«Но подлинное своеобразие этого типа заключается в особенности в том, как здесь ведут себя по отношению к себе самим и как оцениваем мы при этом наши интересы, наши волевые акты, наши поступки, само наше бытие. Это отношение и это оценивание определяются крайней зависимостью от меняющихся представлений о нас, которые имеет, или может иметь, или демонстрирует — другой; мы чувствуем себя хорошо, когда «перед ним» выглядим хорошими, и плохо, когда «перед ним» мы плохи. Наши волевые акты и поступки тоже определяются имманентными требованиями, которые заключены в его представлении о нас. Этот составившийся у другого образ или представление о нас не есть поэтому следствие (как в нормальном случае) спонтанно уже имевшего место поведения и жизни, которые мы воспринимаем потом — задним числом и рецептивно, например, радуясь «одобрению» со стороны другого, а наоборот, наши поведение и жизнь становятся от начала до конца зависимыми от зыбких представлений и образов, которые имеет о нас другой. Так возникает чисто 'реактивный жизненный тип', который уже в качестве реактивного является этически более низким. В обществе такое поведение характерно для человека, 'играющего себя', который — в противоположность 'гордому' типу — целиком и полностью раб чужого влияния и чужого суждения и который вообще чувствует себя морально 'существующим' только тогда, когда его 'видят', 'замечают', 'принимают во внимание', и от которого разыгрываемая им 'роль' совершенно скрывает его собственное я, его желания и чувства» (47–48).

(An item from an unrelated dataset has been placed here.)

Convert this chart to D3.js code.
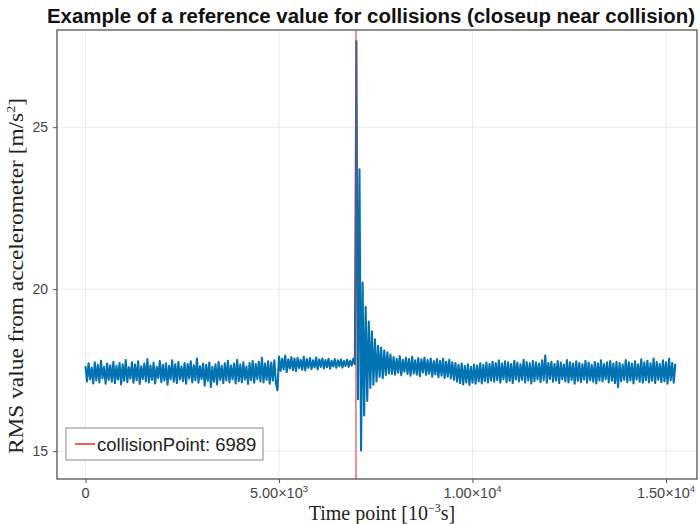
<!DOCTYPE html>
<html><head><meta charset="utf-8">
<script src="https://cdn.jsdelivr.net/npm/d3@7"></script>
<style>body{margin:0;background:#fff}svg{display:block}</style>
</head><body>
<script>
// ---- data ----
const sampleStep = 40; // time points between samples
// t = 0 .. 4960
const rmsBefore = [
17.62,17.15,17.71,17.22,17.58,17.09,17.74,17.18,17.66,17.12,
17.79,17.25,17.60,17.08,17.70,17.20,17.65,17.14,17.76,17.10,
17.63,17.21,17.72,17.06,17.68,17.17,17.81,17.13,17.59,17.24,
17.74,17.11,17.67,17.19,17.77,17.07,17.62,17.23,17.70,17.15,
17.84,17.12,17.64,17.20,17.73,17.09,17.60,17.26,17.78,17.13,
17.66,17.18,17.71,17.05,17.63,17.22,17.80,17.14,17.68,17.10,
17.75,17.21,17.61,17.16,17.72,17.08,17.69,17.24,17.77,17.12,
17.65,17.19,17.86,17.11,17.62,17.23,17.70,17.02,17.66,17.17,
17.73,16.98,17.60,17.14,17.68,17.06,17.75,17.20,17.63,17.10,
17.71,17.18,17.79,17.12,17.64,17.22,17.70,17.09,17.82,17.16,
17.67,17.13,17.74,17.21,17.61,17.07,17.72,17.19,17.78,17.11,
17.69,17.23,17.76,17.15,17.88,17.12,17.70,17.20,17.77,17.08,
17.73,17.18,17.80,17.10,16.88];
// t = 5000 .. 6960
const rmsRaised = [
17.92,17.48,17.85,17.52,17.95,17.44,17.83,17.55,17.90,17.50,
17.86,17.47,17.88,17.56,17.82,17.51,17.91,17.49,17.84,17.57,
17.87,17.53,17.80,17.58,17.89,17.52,17.83,17.60,17.86,17.55,
17.81,17.59,17.85,17.54,17.79,17.61,17.84,17.57,17.80,17.62,
17.83,17.58,17.78,17.63,17.82,17.60,17.79,17.64,17.85,17.68];
// t = 7000 .. 7920 (collision)
const rmsCollision = [
27.65,16.60,23.70,15.02,20.20,16.10,19.45,16.55,19.00,16.95,
18.70,17.05,18.45,17.15,18.25,17.30,18.20,17.25,18.10,17.35,
18.05,17.40,17.98,17.38];
// t = 7960 .. 9480
const rmsAfter = [
17.90,17.36,17.85,17.42,17.93,17.34,17.82,17.45,17.88,17.38,
17.84,17.33,17.91,17.40,17.80,17.36,17.87,17.31,17.83,17.43,
17.89,17.35,17.81,17.39,17.86,17.30,17.78,17.37,17.84,17.28,
17.79,17.33,17.85,17.26,17.76,17.30,17.82,17.24,17.74];
// t = 9520 .. 10480
const rmsDip = [
17.20,17.72,17.14,17.66,17.10,17.70,17.06,17.63,17.12,17.68,
17.04,17.60,17.11,17.67,17.08,17.64,17.15,17.71,17.09,17.66,
17.16,17.73,17.12,17.69,17.18];
// t = 10520 .. 15240
const rmsTail = [
17.76,17.14,17.72,17.19,17.80,17.11,17.70,17.22,17.77,17.13,
17.74,17.17,17.69,17.10,17.79,17.21,17.73,17.15,17.68,17.20,
17.82,17.12,17.75,17.18,17.71,17.09,17.78,17.16,17.74,17.21,
17.70,17.13,17.80,17.19,17.95,17.11,17.72,17.23,17.76,17.14,
17.69,17.18,17.78,17.10,17.73,17.22,17.67,17.15,17.81,17.12,
17.74,17.20,17.70,17.08,17.77,17.17,17.72,17.13,17.68,17.21,
17.79,17.11,17.73,17.19,17.66,17.14,17.75,17.09,17.71,17.18,
17.80,17.15,17.69,17.22,17.74,17.12,17.78,17.17,17.70,17.10,
17.76,16.97,17.72,17.16,17.67,17.20,17.81,17.13,17.74,17.18,
17.70,17.09,17.77,17.21,17.68,17.14,17.83,17.11,17.73,17.19,
17.79,17.12,17.71,17.17,17.86,17.10,17.75,17.20,17.69,17.13,
17.80,17.16,17.74,17.08,17.85,17.19,17.72,17.11,17.70];
const collisionPoint = 6989;
const xTicks = [0, 5000, 10000, 15000];
const xTickMant = ["0", "5.00", "1.00", "1.50"];
const xTickExp = [null, "3", "4", "4"];
const yTicks = [15, 20, 25];

const rms = [].concat(rmsBefore, rmsRaised, rmsCollision, rmsAfter, rmsDip, rmsTail);
const series = rms.map((v, i) => ({t: i * sampleStep, v}));

// ---- layout ----
const W = 700, H = 524;
const L = 57, R = 697, T = 30, B = 479;
const svg = d3.select("body").append("svg").attr("width", W).attr("height", H)
  .style("font-family", "'Liberation Sans', Arial, sans-serif");

const x = d3.scaleLinear().domain([-736, 15801]).range([L, R]);
const y = d3.scaleLinear().domain([14.138, 28.0]).range([B, T]);

// grid
const g = svg.append("g");
g.selectAll(".gx").data(xTicks).join("line")
  .attr("x1", d => x(d)).attr("x2", d => x(d)).attr("y1", T).attr("y2", B)
  .attr("stroke", "#ebebeb").attr("stroke-width", 1);
g.selectAll(".gy").data(yTicks).join("line")
  .attr("y1", d => y(d)).attr("y2", d => y(d)).attr("x1", L).attr("x2", R)
  .attr("stroke", "#ebebeb").attr("stroke-width", 1);

// clip
svg.append("clipPath").attr("id", "clip").append("rect")
  .attr("x", L).attr("y", T).attr("width", R - L).attr("height", B - T);

const plot = svg.append("g").attr("clip-path", "url(#clip)");
const line = d3.line().x(d => x(d.t)).y(d => y(d.v));
plot.append("path").datum(series).attr("d", line)
  .attr("fill", "none").attr("stroke", "#0072B2").attr("stroke-width", 2.1)
  .attr("stroke-linejoin", "round");
plot.append("line")
  .attr("x1", x(collisionPoint)).attr("x2", x(collisionPoint)).attr("y1", T).attr("y2", B)
  .attr("stroke", "#e8292b").attr("stroke-width", 1.2).attr("opacity", 0.85);

// axes
const xAxis = svg.append("g").attr("transform", `translate(0,${B})`)
  .call(d3.axisBottom(x).tickValues(xTicks).tickSize(4).tickFormat(""));
const yAxis = svg.append("g").attr("transform", `translate(${L},0)`)
  .call(d3.axisLeft(y).tickValues(yTicks).tickSize(4).tickFormat(""));
[xAxis, yAxis].forEach(a => {
  a.select(".domain").remove();
  a.selectAll(".tick line").attr("stroke", "#555");
});

// x tick labels
xTicks.forEach((d, i) => {
  const t = svg.append("text").attr("x", x(d)).attr("y", B + 19)
    .attr("text-anchor", "middle").attr("font-size", 14.5).attr("fill", "#444");
  if (xTickExp[i] === null) { t.text(xTickMant[i]); }
  else {
    t.append("tspan").text(xTickMant[i] + "×10");
    t.append("tspan").attr("font-size", 9.5).attr("dy", -6).text(xTickExp[i]);
  }
});
// y tick labels
svg.selectAll(".ylab").data(yTicks).join("text")
  .attr("x", L - 9).attr("y", d => y(d) + 5).attr("text-anchor", "end")
  .attr("font-size", 14).attr("fill", "#444").text(d => d);

// frame
svg.append("rect").attr("x", L).attr("y", T).attr("width", R - L).attr("height", B - T)
  .attr("fill", "none").attr("stroke", "#555").attr("stroke-width", 1.3);

// title
svg.append("text").attr("x", 371).attr("y", 23).attr("text-anchor", "middle")
  .attr("font-size", 20).attr("font-weight", "bold").attr("fill", "#111")
  .attr("textLength", 648).attr("lengthAdjust", "spacingAndGlyphs")
  .text("Example of a reference value for collisions (closeup near collision)");

// axis titles
const xt = svg.append("text").attr("x", 382).attr("y", 520).attr("text-anchor", "middle")
  .style("font-family", "'Liberation Serif', 'DejaVu Serif', serif").attr("font-size", 20).attr("fill", "#222");
xt.append("tspan").text("Time point [10");
xt.append("tspan").attr("font-size", 12).attr("dy", -8).text("−3");
xt.append("tspan").attr("dy", 8).text("s]");

const yt = svg.append("text").attr("transform", "translate(23,276) rotate(-90)")
  .attr("text-anchor", "middle")
  .style("font-family", "'Liberation Serif', 'DejaVu Serif', serif").attr("font-size", 20).attr("fill", "#222")
  .attr("textLength", 356).attr("lengthAdjust", "spacingAndGlyphs");
yt.append("tspan").text("RMS value from accelerometer [m/s");
yt.append("tspan").attr("font-size", 12).attr("dy", -8).text("2");
yt.append("tspan").attr("dy", 8).text("]");

// legend
const lg = svg.append("g");
lg.append("rect").attr("x", 66).attr("y", 428).attr("width", 197).attr("height", 32)
  .attr("fill", "#fff").attr("stroke", "#888").attr("stroke-width", 1);
lg.append("line").attr("x1", 75).attr("x2", 95).attr("y1", 444).attr("y2", 444)
  .attr("stroke", "#e8292b").attr("stroke-width", 1.5);
lg.append("text").attr("x", 97).attr("y", 450.5).attr("font-size", 18.5).attr("fill", "#222")
  .text("collisionPoint: " + collisionPoint);
</script>
</body></html>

[8] [Эта выписка продолжает предыдущую, но интересно отметить, что между нею и предшествующей выпиской следует пассаж, описывающий «тип паразита-приживальщика» (Schmarotzertypus). Интересно, собственно, не только то, что М.М.Б. считает нужным выписать, но и то, что он не считает нужным выписывать; вероятно, ни «пустота», ни «активное проникновение в интимнейшее я другого», ни ссылка Шелера на драму Стринберга «Танец смерти» как на литературную иллюстрацию этого типа не заключают для М.М.Б. чего-то принципиально нового — на фоне Достоевского. Похоже, его интересуют обогащающие «принцип» вариации в других онтических сферах, которыми занимаются соответствующие научные дисциплины; в данном случае это касается психиатрии и психопатологии. Как свидетельствует данная выписка, М.М.Б. интересует именно материал других научных областей, перерабатываемый Шел ером-феноменологом. А Шелер умел (в отличие от Гуссерля), как отмечает Г.-Г. Гадамер, «перерабатывать полученные результаты со свойственной ему мощью феноменологического созерцания» (см.: Гадамер Г.-Г. Актуальность прекрасного. М., 1991, с. 17):]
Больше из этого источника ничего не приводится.